_Short problem_. Restate all the material verbatim, except for the pictures.

_Information supplied_.
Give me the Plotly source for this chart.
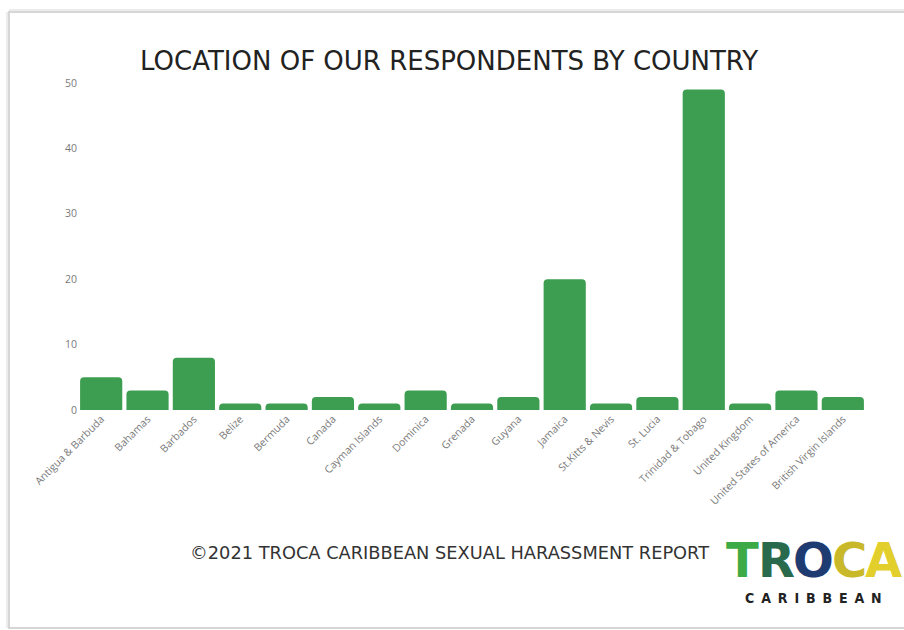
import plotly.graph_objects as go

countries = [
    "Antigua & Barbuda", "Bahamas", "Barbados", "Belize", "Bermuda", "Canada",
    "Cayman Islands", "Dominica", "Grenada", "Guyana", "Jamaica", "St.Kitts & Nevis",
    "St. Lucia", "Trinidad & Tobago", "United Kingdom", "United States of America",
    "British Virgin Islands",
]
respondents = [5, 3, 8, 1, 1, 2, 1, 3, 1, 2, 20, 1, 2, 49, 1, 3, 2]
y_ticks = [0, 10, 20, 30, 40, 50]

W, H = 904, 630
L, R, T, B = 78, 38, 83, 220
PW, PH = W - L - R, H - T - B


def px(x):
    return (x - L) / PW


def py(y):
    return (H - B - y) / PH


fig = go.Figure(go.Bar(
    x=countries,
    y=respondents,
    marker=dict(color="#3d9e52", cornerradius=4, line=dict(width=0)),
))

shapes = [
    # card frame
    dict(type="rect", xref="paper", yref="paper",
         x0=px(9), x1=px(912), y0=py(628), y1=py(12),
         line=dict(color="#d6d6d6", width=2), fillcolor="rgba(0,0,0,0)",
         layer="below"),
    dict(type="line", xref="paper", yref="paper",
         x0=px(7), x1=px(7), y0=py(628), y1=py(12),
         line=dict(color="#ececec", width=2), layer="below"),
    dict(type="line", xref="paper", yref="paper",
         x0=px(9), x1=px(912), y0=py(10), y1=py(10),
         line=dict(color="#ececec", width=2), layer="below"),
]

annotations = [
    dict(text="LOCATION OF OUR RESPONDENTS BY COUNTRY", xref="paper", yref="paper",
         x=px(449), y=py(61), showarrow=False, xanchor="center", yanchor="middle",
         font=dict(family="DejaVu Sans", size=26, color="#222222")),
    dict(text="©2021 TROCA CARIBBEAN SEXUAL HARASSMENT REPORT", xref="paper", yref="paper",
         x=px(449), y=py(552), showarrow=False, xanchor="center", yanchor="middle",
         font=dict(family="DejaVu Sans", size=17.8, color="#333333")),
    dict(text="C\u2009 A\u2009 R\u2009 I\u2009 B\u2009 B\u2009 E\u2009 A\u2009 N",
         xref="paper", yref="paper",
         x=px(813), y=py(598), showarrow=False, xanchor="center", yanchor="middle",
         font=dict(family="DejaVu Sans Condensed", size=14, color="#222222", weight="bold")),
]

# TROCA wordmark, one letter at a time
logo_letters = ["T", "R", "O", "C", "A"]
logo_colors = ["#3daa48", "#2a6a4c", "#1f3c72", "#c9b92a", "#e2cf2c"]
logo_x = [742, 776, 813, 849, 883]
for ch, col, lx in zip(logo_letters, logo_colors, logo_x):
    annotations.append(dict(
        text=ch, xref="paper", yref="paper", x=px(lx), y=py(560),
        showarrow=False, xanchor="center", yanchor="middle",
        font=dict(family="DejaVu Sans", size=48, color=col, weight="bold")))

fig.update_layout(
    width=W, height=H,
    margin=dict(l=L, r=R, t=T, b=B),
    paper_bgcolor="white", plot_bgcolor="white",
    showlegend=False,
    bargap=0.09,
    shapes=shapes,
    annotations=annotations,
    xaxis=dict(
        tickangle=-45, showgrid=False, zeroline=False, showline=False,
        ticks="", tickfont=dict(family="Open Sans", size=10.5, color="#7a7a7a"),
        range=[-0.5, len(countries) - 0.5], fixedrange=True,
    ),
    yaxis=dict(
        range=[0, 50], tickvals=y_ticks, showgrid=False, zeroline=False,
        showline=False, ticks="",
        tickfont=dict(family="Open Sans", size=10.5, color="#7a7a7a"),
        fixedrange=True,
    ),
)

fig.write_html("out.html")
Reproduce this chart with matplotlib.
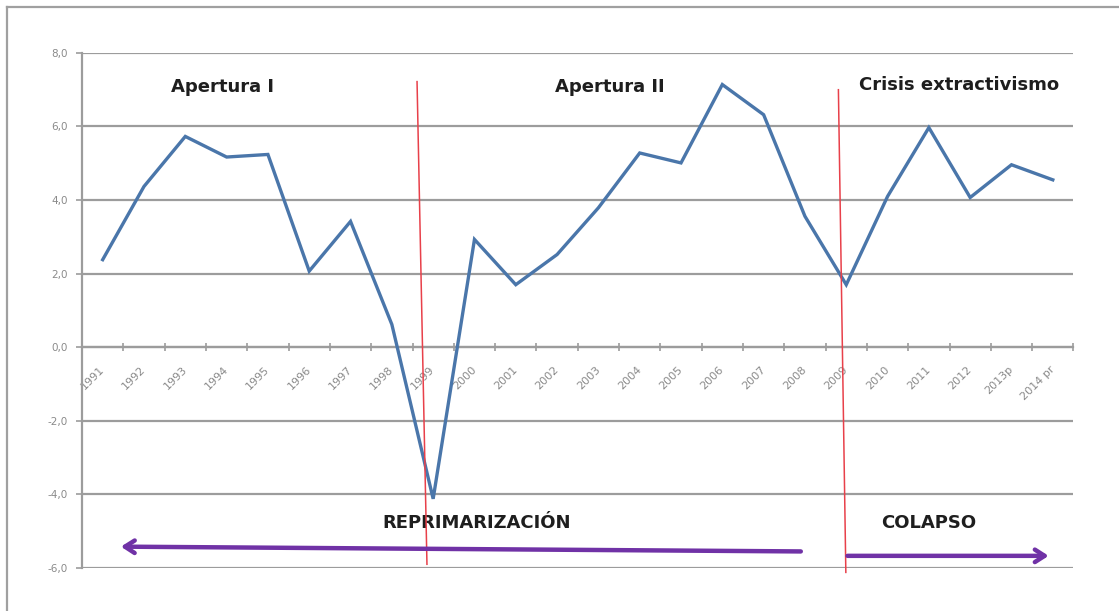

_Task solution_.
Give me the Plotly source for this chart.
import plotly.graph_objects as go

countries = [
    "Antigua & Barbuda", "Bahamas", "Barbados", "Belize", "Bermuda", "Canada",
    "Cayman Islands", "Dominica", "Grenada", "Guyana", "Jamaica", "St.Kitts & Nevis",
    "St. Lucia", "Trinidad & Tobago", "United Kingdom", "United States of America",
    "British Virgin Islands",
]
respondents = [5, 3, 8, 1, 1, 2, 1, 3, 1, 2, 20, 1, 2, 49, 1, 3, 2]
y_ticks = [0, 10, 20, 30, 40, 50]

W, H = 904, 630
L, R, T, B = 78, 38, 83, 220
PW, PH = W - L - R, H - T - B


def px(x):
    return (x - L) / PW


def py(y):
    return (H - B - y) / PH


fig = go.Figure(go.Bar(
    x=countries,
    y=respondents,
    marker=dict(color="#3d9e52", cornerradius=4, line=dict(width=0)),
))

shapes = [
    # card frame
    dict(type="rect", xref="paper", yref="paper",
         x0=px(9), x1=px(912), y0=py(628), y1=py(12),
         line=dict(color="#d6d6d6", width=2), fillcolor="rgba(0,0,0,0)",
         layer="below"),
    dict(type="line", xref="paper", yref="paper",
         x0=px(7), x1=px(7), y0=py(628), y1=py(12),
         line=dict(color="#ececec", width=2), layer="below"),
    dict(type="line", xref="paper", yref="paper",
         x0=px(9), x1=px(912), y0=py(10), y1=py(10),
         line=dict(color="#ececec", width=2), layer="below"),
]

annotations = [
    dict(text="LOCATION OF OUR RESPONDENTS BY COUNTRY", xref="paper", yref="paper",
         x=px(449), y=py(61), showarrow=False, xanchor="center", yanchor="middle",
         font=dict(family="DejaVu Sans", size=26, color="#222222")),
    dict(text="©2021 TROCA CARIBBEAN SEXUAL HARASSMENT REPORT", xref="paper", yref="paper",
         x=px(449), y=py(552), showarrow=False, xanchor="center", yanchor="middle",
         font=dict(family="DejaVu Sans", size=17.8, color="#333333")),
    dict(text="C\u2009 A\u2009 R\u2009 I\u2009 B\u2009 B\u2009 E\u2009 A\u2009 N",
         xref="paper", yref="paper",
         x=px(813), y=py(598), showarrow=False, xanchor="center", yanchor="middle",
         font=dict(family="DejaVu Sans Condensed", size=14, color="#222222", weight="bold")),
]

# TROCA wordmark, one letter at a time
logo_letters = ["T", "R", "O", "C", "A"]
logo_colors = ["#3daa48", "#2a6a4c", "#1f3c72", "#c9b92a", "#e2cf2c"]
logo_x = [742, 776, 813, 849, 883]
for ch, col, lx in zip(logo_letters, logo_colors, logo_x):
    annotations.append(dict(
        text=ch, xref="paper", yref="paper", x=px(lx), y=py(560),
        showarrow=False, xanchor="center", yanchor="middle",
        font=dict(family="DejaVu Sans", size=48, color=col, weight="bold")))

fig.update_layout(
    width=W, height=H,
    margin=dict(l=L, r=R, t=T, b=B),
    paper_bgcolor="white", plot_bgcolor="white",
    showlegend=False,
    bargap=0.09,
    shapes=shapes,
    annotations=annotations,
    xaxis=dict(
        tickangle=-45, showgrid=False, zeroline=False, showline=False,
        ticks="", tickfont=dict(family="Open Sans", size=10.5, color="#7a7a7a"),
        range=[-0.5, len(countries) - 0.5], fixedrange=True,
    ),
    yaxis=dict(
        range=[0, 50], tickvals=y_ticks, showgrid=False, zeroline=False,
        showline=False, ticks="",
        tickfont=dict(family="Open Sans", size=10.5, color="#7a7a7a"),
        fixedrange=True,
    ),
)

fig.write_html("out.html")
Reproduce this chart with matplotlib.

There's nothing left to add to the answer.